> _Written request_: From the first line of the data down to and including the line with "width=1.2pt, dash pattern=on", copy everything exactly, leaving out pictures.

> _Dataset extract_:
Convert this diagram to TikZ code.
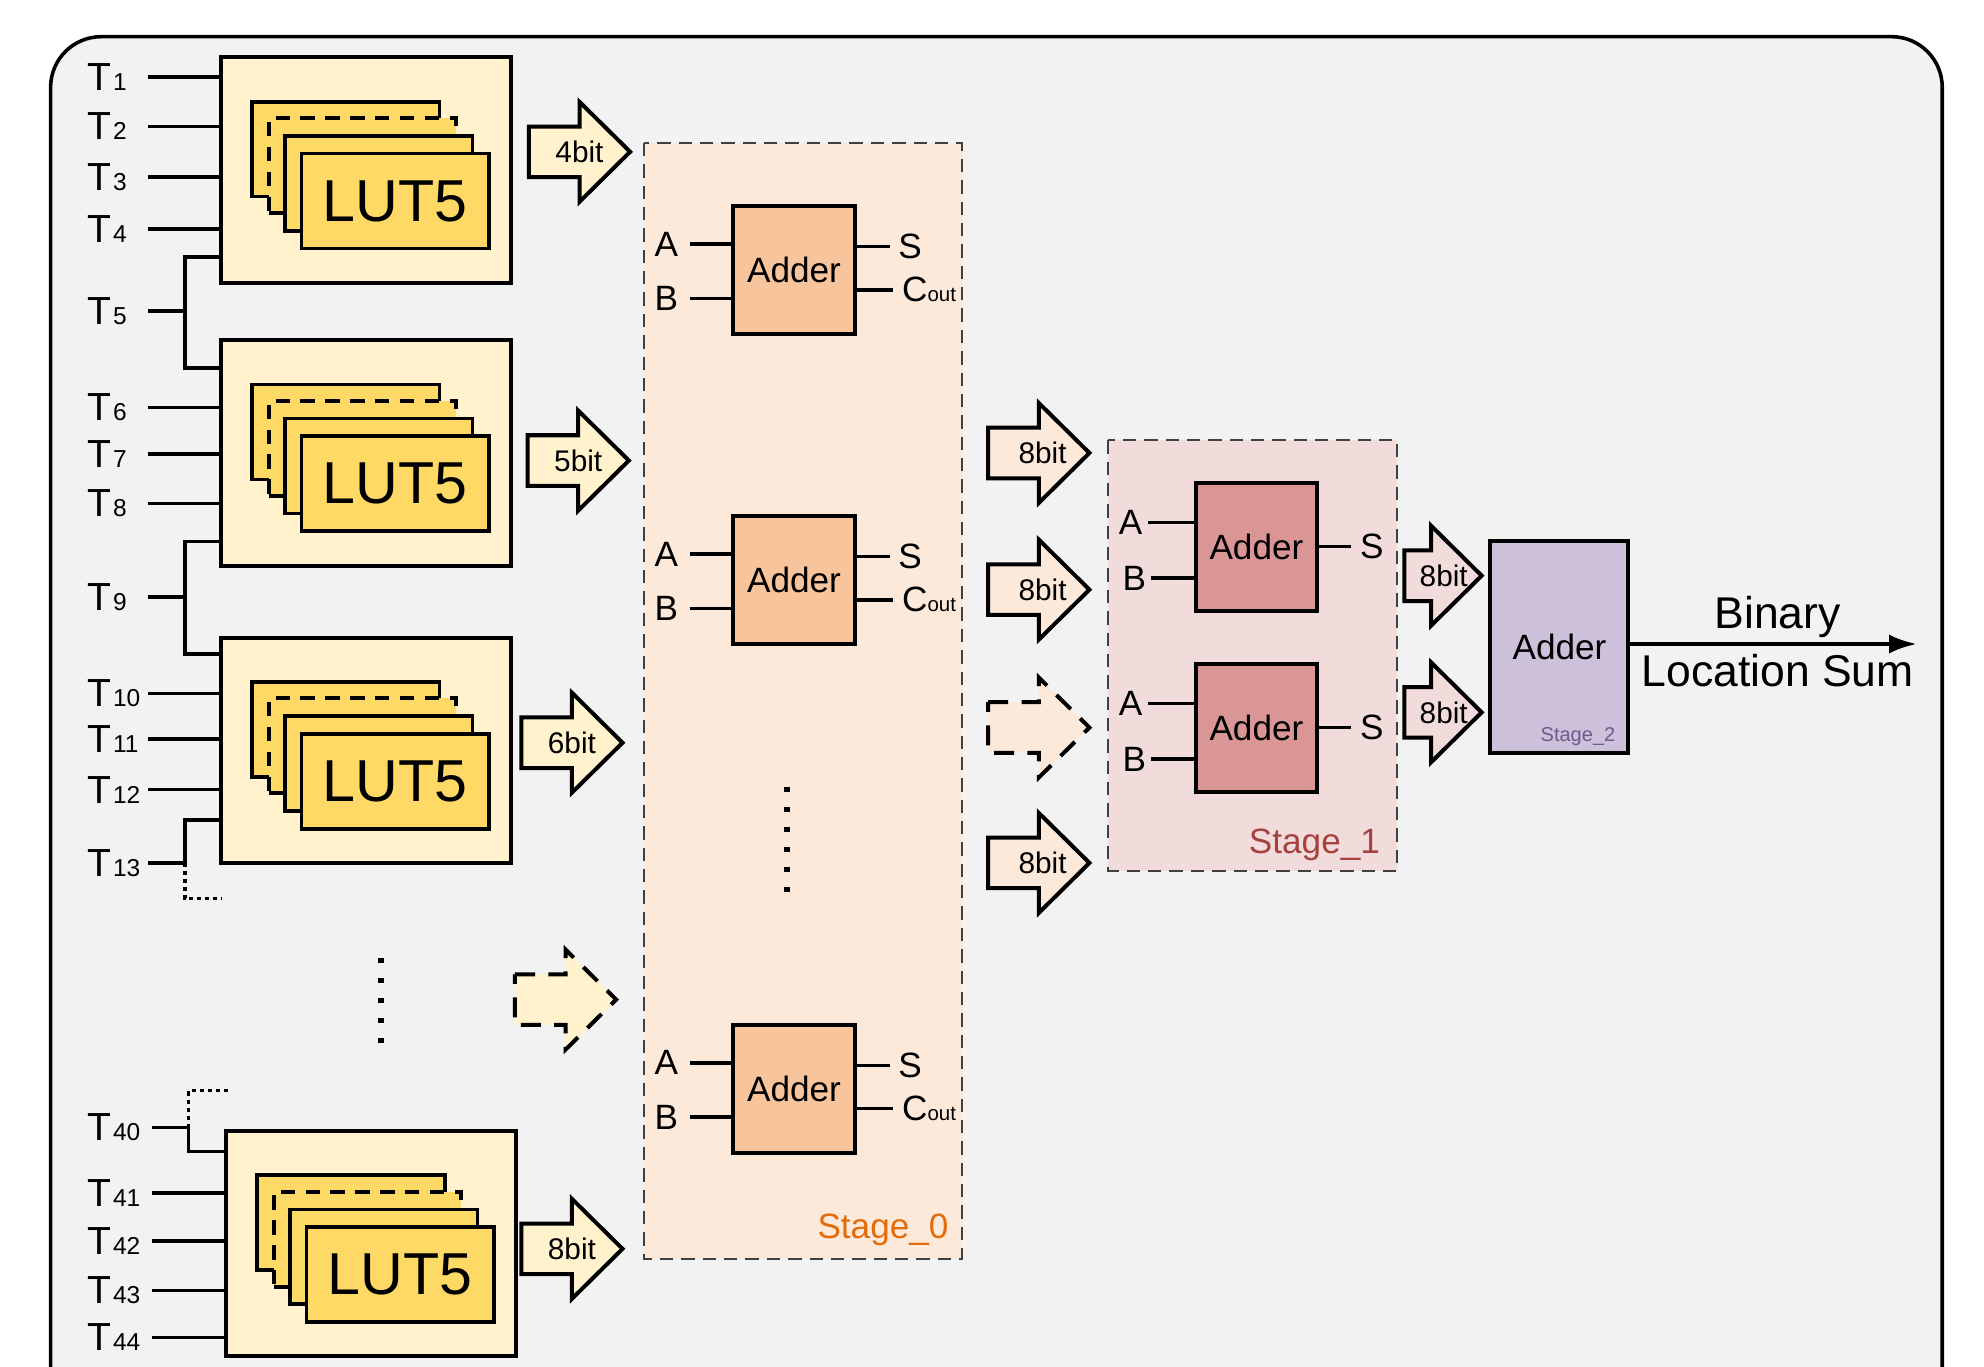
\documentclass[tikz,border=0pt]{standalone}
\usepackage{fontspec}
\setmainfont{Liberation Sans}
\usetikzlibrary{arrows.meta}
\definecolor{panelgray}{HTML}{F2F2F2}
\definecolor{lutpale}{HTML}{FFF2CC}
\definecolor{lutgold}{HTML}{FFD966}
\definecolor{stzero}{HTML}{FCE9DA}
\definecolor{addzero}{HTML}{F8C49C}
\definecolor{stone}{HTML}{F2DCDB}
\definecolor{addone}{HTML}{DA9694}
\definecolor{addtwo}{HTML}{CCC0DA}
\definecolor{txtzero}{HTML}{E46C0A}
\definecolor{txtone}{HTML}{A5423F}
\definecolor{txttwo}{HTML}{6F5A8C}
\newcommand{\Tsub}[1]{\kern0.3pt{\fontsize{5.5}{6}\selectfont #1}}
\newcommand{\Cout}{C{\fontsize{4.6}{6}\selectfont out}}

\begin{document}
\begin{tikzpicture}[x=0.01cm, y=-0.01cm, line width=0.8pt,
    lutbox/.style={draw, fill=lutpale, line width=0.9pt, minimum width=2.29cm, minimum height=1.78cm, inner sep=0},
    card/.style={draw, fill=lutgold, line width=0.85pt, minimum width=1.48cm, minimum height=0.75cm, inner sep=0},
    tlabel/.style={anchor=west, inner sep=0, font=\fontsize{8.8}{10}\selectfont},
    adder/.style={draw, line width=0.9pt, minimum width=0.97cm, minimum height=1.01cm, inner sep=0, font=\fontsize{7.9}{9}\selectfont},
    pinl/.style={anchor=east, inner xsep=2.2pt, inner ysep=0, font=\fontsize{7.9}{9}\selectfont},
    pinr/.style={anchor=west, inner xsep=1.6pt, inner ysep=0, font=\fontsize{7.9}{9}\selectfont},
    bittext/.style={inner sep=0, font=\fontsize{6.7}{8}\selectfont},
    stage/.style={draw=black!75, line width=0.45pt, dash pattern=on 3pt off 1.8pt},
    fatarrow/.style={insert path={++(-#1,-20) -- ++(#1,0) -- ++(0,-19.5) -- ++(40,39.5) -- ++(-40,39.5) -- ++(0,-19.5) -- ++(-#1,0) -- cycle}},
    fatarrow/.default=40,
    dotline/.style={line width=0.8pt, dash pattern=on 0.9pt off 0.9pt},
    dotcol/.style={line width=1.2pt, dash pattern=on 1.2pt off 3.3pt}]

    \useasboundingbox (0,0) rectangle (1568,1080);
    \clip (0,0) rectangle (1568,1080);
    \fill[white] (0,0) rectangle (1568,1080);
    \draw[fill=panelgray, line width=0.8pt, rounded corners=0.4cm] (40,29) rectangle (1535,1120);

    % stage frames
    \draw[stage, fill=stzero] (509,113) rectangle (760,995);
    \draw[stage, fill=stone] (876,348) rectangle (1104,688);
    \node[anchor=east, inner sep=0, text=txtzero, font=\fontsize{7.9}{9}\selectfont] (stage0) at (751,972) {Stage\_0};
    \node[anchor=east, inner sep=0, text=txtone, font=\fontsize{7.9}{9}\selectfont] (stage1) at (1092,668) {Stage\_1};

    % LUT blocks
    \node[lutbox] (lut1) at (289.5,134.5) {};
    \node[lutbox] (lut2) at (289.5,358) {};
    \node[lutbox] (lut3) at (289.5,593) {};
    \node[lutbox] (lut4) at (293.5,983) {};

    \node[card] (lut1a) at ([shift={(100,74)}]lut1.north west) {};
    \node[card, dash pattern=on 3.2pt off 2.4pt] (lut1b) at ([shift={(113,87)}]lut1.north west) {};
    \node[card] (lut1c) at ([shift={(126,101)}]lut1.north west) {};
    \node[card, font=\fontsize{13.3}{15}\selectfont] (lut1d) at ([shift={(139,115)}]lut1.north west) {LUT5};

    \node[card] (lut2a) at ([shift={(100,74)}]lut2.north west) {};
    \node[card, dash pattern=on 3.2pt off 2.4pt] (lut2b) at ([shift={(113,87)}]lut2.north west) {};
    \node[card] (lut2c) at ([shift={(126,101)}]lut2.north west) {};
    \node[card, font=\fontsize{13.3}{15}\selectfont] (lut2d) at ([shift={(139,115)}]lut2.north west) {LUT5};

    \node[card] (lut3a) at ([shift={(100,74)}]lut3.north west) {};
    \node[card, dash pattern=on 3.2pt off 2.4pt] (lut3b) at ([shift={(113,87)}]lut3.north west) {};
    \node[card] (lut3c) at ([shift={(126,101)}]lut3.north west) {};
    \node[card, font=\fontsize{13.3}{15}\selectfont] (lut3d) at ([shift={(139,115)}]lut3.north west) {LUT5};

    \node[card] (lut4a) at ([shift={(100,74)}]lut4.north west) {};
    \node[card, dash pattern=on 3.2pt off 2.4pt] (lut4b) at ([shift={(113,87)}]lut4.north west) {};
    \node[card] (lut4c) at ([shift={(126,101)}]lut4.north west) {};
    \node[card, font=\fontsize{13.3}{15}\selectfont] (lut4d) at ([shift={(139,115)}]lut4.north west) {LUT5};

    % inputs
    \coordinate (lx) at (117,0);
    \coordinate (lxb) at (120,0);
    \node[tlabel] (t1) at (68,61) {T\Tsub{1}};
    \node[tlabel] (t2) at (68,100) {T\Tsub{2}};
    \node[tlabel] (t3) at (68,140) {T\Tsub{3}};
    \node[tlabel] (t4) at (68,181) {T\Tsub{4}};
    \node[tlabel] (t5) at (68,246) {T\Tsub{5}};
    \node[tlabel] (t6) at (68,322) {T\Tsub{6}};
    \node[tlabel] (t7) at (68,359) {T\Tsub{7}};
    \node[tlabel] (t8) at (68,398) {T\Tsub{8}};
    \node[tlabel] (t9) at (68,472) {T\Tsub{9}};
    \node[tlabel] (t10) at (68,548) {T\Tsub{10}};
    \node[tlabel] (t11) at (68,584) {T\Tsub{11}};
    \node[tlabel] (t12) at (68,624) {T\Tsub{12}};
    \node[tlabel] (t13) at (68,682) {T\Tsub{13}};
    \node[tlabel] (t40) at (68,891) {T\Tsub{40}};
    \node[tlabel] (t41) at (68,943) {T\Tsub{41}};
    \node[tlabel] (t42) at (68,981) {T\Tsub{42}};
    \node[tlabel] (t43) at (68,1020) {T\Tsub{43}};
    \node[tlabel] (t44) at (68,1057) {T\Tsub{44}};

    \draw (t1 -| lx) -- (t1 -| lut1.west);
    \draw (t2 -| lx) -- (t2 -| lut1.west);
    \draw (t3 -| lx) -- (t3 -| lut1.west);
    \draw (t4 -| lx) -- (t4 -| lut1.west);
    \draw (t6 -| lx) -- (t6 -| lut2.west);
    \draw (t7 -| lx) -- (t7 -| lut2.west);
    \draw (t8 -| lx) -- (t8 -| lut2.west);
    \draw (t10 -| lx) -- (t10 -| lut3.west);
    \draw (t11 -| lx) -- (t11 -| lut3.west);
    \draw (t12 -| lx) -- (t12 -| lut3.west);
    \draw (t41 -| lxb) -- (t41 -| lut4.west);
    \draw (t42 -| lxb) -- (t42 -| lut4.west);
    \draw (t43 -| lxb) -- (t43 -| lut4.west);
    \draw (t44 -| lxb) -- (t44 -| lut4.west);

    % shared inputs
    \coordinate (j5t) at (146,203);
    \coordinate (j5b) at (146,291);
    \coordinate (j9t) at (146,428);
    \coordinate (j9b) at (146,517);
    \coordinate (j13t) at (146,648);
    \coordinate (j13) at (146,682);
    \coordinate (j13e) at (175,710);
    \coordinate (j40e) at (180,862);
    \coordinate (j40) at (149,891);
    \coordinate (j40b) at (149,910);
    \draw (t5 -| lx) -- (t5 -| j5t);
    \draw (j5t -| lut1.west) -| (j5b) -- (j5b -| lut2.west);
    \draw (t9 -| lx) -- (t9 -| j9t);
    \draw (j9t -| lut2.west) -| (j9b) -- (j9b -| lut3.west);
    \draw (t13 -| lx) -- (j13);
    \draw (j13t -| lut3.west) -| (j13);
    \draw[dotline] (j13) |- (j13e);
    \draw[dotline] (j40e) -| (j40);
    \draw (t40 -| lxb) -- (j40) |- (j40b -| lut4.west);

    \coordinate (dots1a) at (301,757);
    \coordinate (dots1b) at (301,826);
    \draw[dotcol] (dots1a) -- (dots1b);

    % LUT outputs
    \coordinate (ar1) at (458,120);
    \coordinate (ar2) at (457,364);
    \coordinate (ar3) at (452,587);
    \coordinate (ar4) at (447,790);
    \coordinate (ar5) at (452,987);
    \draw[fill=lutpale, line width=0.9pt] (ar1) [fatarrow];
    \draw[fill=lutpale, line width=0.9pt] (ar2) [fatarrow];
    \draw[fill=lutpale, line width=0.9pt] (ar3) [fatarrow];
    \draw[fill=lutpale, line width=0.9pt, dash pattern=on 4.5pt off 3pt] (ar4) [fatarrow];
    \draw[fill=lutpale, line width=0.9pt] (ar5) [fatarrow];
    \node[bittext] (ar1t) at (ar1) {4bit};
    \node[bittext] (ar2t) at (ar2) {5bit};
    \node[bittext] (ar3t) at (ar3) {6bit};
    \node[bittext] (ar5t) at (ar5) {8bit};

    % Stage_0 adders
    \node[adder, fill=addzero] (add0a) at (627.5,213.5) {Adder};
    \node[adder, fill=addzero] (add0b) at (627.5,458.5) {Adder};
    \node[adder, fill=addzero] (add0c) at (627.5,860.5) {Adder};

    \node[pinl] (a0aA) at (545,193) {A};
    \node[pinl] (a0aB) at (545,236) {B};
    \node[pinr] (a0aS) at (703,195) {S};
    \node[pinr] (a0aC) at (706,229) {\Cout};
    \node[pinl] (a0bA) at (545,438) {A};
    \node[pinl] (a0bB) at (545,481) {B};
    \node[pinr] (a0bS) at (703,440) {S};
    \node[pinr] (a0bC) at (706,474) {\Cout};
    \node[pinl] (a0cA) at (545,840) {A};
    \node[pinl] (a0cB) at (545,883) {B};
    \node[pinr] (a0cS) at (703,842) {S};
    \node[pinr] (a0cC) at (706,876) {\Cout};

    \draw (a0aA.east) -- (a0aA.east -| add0a.west);
    \draw (a0aB.east) -- (a0aB.east -| add0a.west);
    \draw (add0a.east |- a0aS.west) -- (a0aS.west);
    \draw (add0a.east |- a0aC.west) -- (a0aC.west);
    \draw (a0bA.east) -- (a0bA.east -| add0b.west);
    \draw (a0bB.east) -- (a0bB.east -| add0b.west);
    \draw (add0b.east |- a0bS.west) -- (a0bS.west);
    \draw (add0b.east |- a0bC.west) -- (a0bC.west);
    \draw (a0cA.east) -- (a0cA.east -| add0c.west);
    \draw (a0cB.east) -- (a0cB.east -| add0c.west);
    \draw (add0c.east |- a0cS.west) -- (a0cS.west);
    \draw (add0c.east |- a0cC.west) -- (a0cC.west);

    \coordinate (dots0a) at (622,622);
    \coordinate (dots0b) at (622,711);
    \draw[dotcol] (dots0a) -- (dots0b);

    % Stage_0 outputs
    \coordinate (br1) at (821,358);
    \coordinate (br2) at (821,466);
    \coordinate (br3) at (821,575);
    \coordinate (br4) at (821,682);
    \draw[fill=stzero, line width=0.9pt] (br1) [fatarrow];
    \draw[fill=stzero, line width=0.9pt] (br2) [fatarrow];
    \draw[fill=stzero, line width=0.9pt, dash pattern=on 4.5pt off 3pt] (br3) [fatarrow];
    \draw[fill=stzero, line width=0.9pt] (br4) [fatarrow];
    \node[bittext] (br1t) at ([xshift=0.03cm]br1) {8bit};
    \node[bittext] (br2t) at ([xshift=0.03cm]br2) {8bit};
    \node[bittext] (br4t) at ([xshift=0.03cm]br4) {8bit};

    % Stage_1 adders
    \node[adder, fill=addone, minimum width=0.96cm] (add1a) at (993,432.5) {Adder};
    \node[adder, fill=addone, minimum width=0.96cm] (add1b) at (993,575.5) {Adder};
    \node[pinl, inner xsep=0.8pt] (a1aA) at (907,413) {A};
    \node[pinl, inner xsep=0.8pt] (a1aB) at (910,457) {B};
    \node[pinr] (a1aS) at (1068,432) {S};
    \node[pinl, inner xsep=0.8pt] (a1bA) at (907,556) {A};
    \node[pinl, inner xsep=0.8pt] (a1bB) at (910,600) {B};
    \node[pinr] (a1bS) at (1068,575) {S};
    \draw (a1aA.east) -- (a1aA.east -| add1a.west);
    \draw (a1aB.east) -- (a1aB.east -| add1a.west);
    \draw (add1a.east |- a1aS.west) -- (a1aS.west);
    \draw (a1bA.east) -- (a1bA.east -| add1b.west);
    \draw (a1bB.east) -- (a1bB.east -| add1b.west);
    \draw (add1b.east |- a1bS.west) -- (a1bS.west);

    % Stage_1 outputs
    \coordinate (cr1) at (1131,455);
    \coordinate (cr2) at (1131,563);
    \draw[fill=stone, line width=0.9pt] (cr1) [fatarrow=21];
    \draw[fill=stone, line width=0.9pt] (cr2) [fatarrow=21];
    \node[bittext] (cr1t) at ([xshift=0.1cm]cr1) {8bit};
    \node[bittext] (cr2t) at ([xshift=0.1cm]cr2) {8bit};

    % Stage_2
    \node[adder, fill=addtwo, minimum width=1.09cm, minimum height=1.67cm] (add2) at (1232.5,511.5) {Adder};
    \node[anchor=east, inner sep=0, text=txttwo, font=\fontsize{4.5}{5}\selectfont] (stage2) at (1278,582) {Stage\_2};

    \coordinate (sumend) at (1515,509);
    \draw[-{Latex[length=0.22cm,width=0.15cm]}, line width=0.9pt] (add2.east |- sumend) -- (sumend);
    \node[inner sep=0, font=\fontsize{10}{12}\selectfont] (sum1) at (1405,488) {Binary};
    \node[inner sep=0, font=\fontsize{10}{12}\selectfont] (sum2) at (1405,530) {Location Sum};
\end{tikzpicture}
\end{document}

> _Reply_:
Convert this diagram to TikZ code.
\documentclass[tikz,border=0pt]{standalone}
\usepackage{fontspec}
\setmainfont{Liberation Sans}
\usetikzlibrary{arrows.meta}
\definecolor{panelgray}{HTML}{F2F2F2}
\definecolor{lutpale}{HTML}{FFF2CC}
\definecolor{lutgold}{HTML}{FFD966}
\definecolor{stzero}{HTML}{FCE9DA}
\definecolor{addzero}{HTML}{F8C49C}
\definecolor{stone}{HTML}{F2DCDB}
\definecolor{addone}{HTML}{DA9694}
\definecolor{addtwo}{HTML}{CCC0DA}
\definecolor{txtzero}{HTML}{E46C0A}
\definecolor{txtone}{HTML}{A5423F}
\definecolor{txttwo}{HTML}{6F5A8C}
\newcommand{\Tsub}[1]{\kern0.3pt{\fontsize{5.5}{6}\selectfont #1}}
\newcommand{\Cout}{C{\fontsize{4.6}{6}\selectfont out}}

\begin{document}
\begin{tikzpicture}[x=0.01cm, y=-0.01cm, line width=0.8pt,
    lutbox/.style={draw, fill=lutpale, line width=0.9pt, minimum width=2.29cm, minimum height=1.78cm, inner sep=0},
    card/.style={draw, fill=lutgold, line width=0.85pt, minimum width=1.48cm, minimum height=0.75cm, inner sep=0},
    tlabel/.style={anchor=west, inner sep=0, font=\fontsize{8.8}{10}\selectfont},
    adder/.style={draw, line width=0.9pt, minimum width=0.97cm, minimum height=1.01cm, inner sep=0, font=\fontsize{7.9}{9}\selectfont},
    pinl/.style={anchor=east, inner xsep=2.2pt, inner ysep=0, font=\fontsize{7.9}{9}\selectfont},
    pinr/.style={anchor=west, inner xsep=1.6pt, inner ysep=0, font=\fontsize{7.9}{9}\selectfont},
    bittext/.style={inner sep=0, font=\fontsize{6.7}{8}\selectfont},
    stage/.style={draw=black!75, line width=0.45pt, dash pattern=on 3pt off 1.8pt},
    fatarrow/.style={insert path={++(-#1,-20) -- ++(#1,0) -- ++(0,-19.5) -- ++(40,39.5) -- ++(-40,39.5) -- ++(0,-19.5) -- ++(-#1,0) -- cycle}},
    fatarrow/.default=40,
    dotline/.style={line width=0.8pt, dash pattern=on 0.9pt off 0.9pt},
    dotcol/.style={line width=1.2pt, dash pattern=on 1.2pt off 3.3pt}]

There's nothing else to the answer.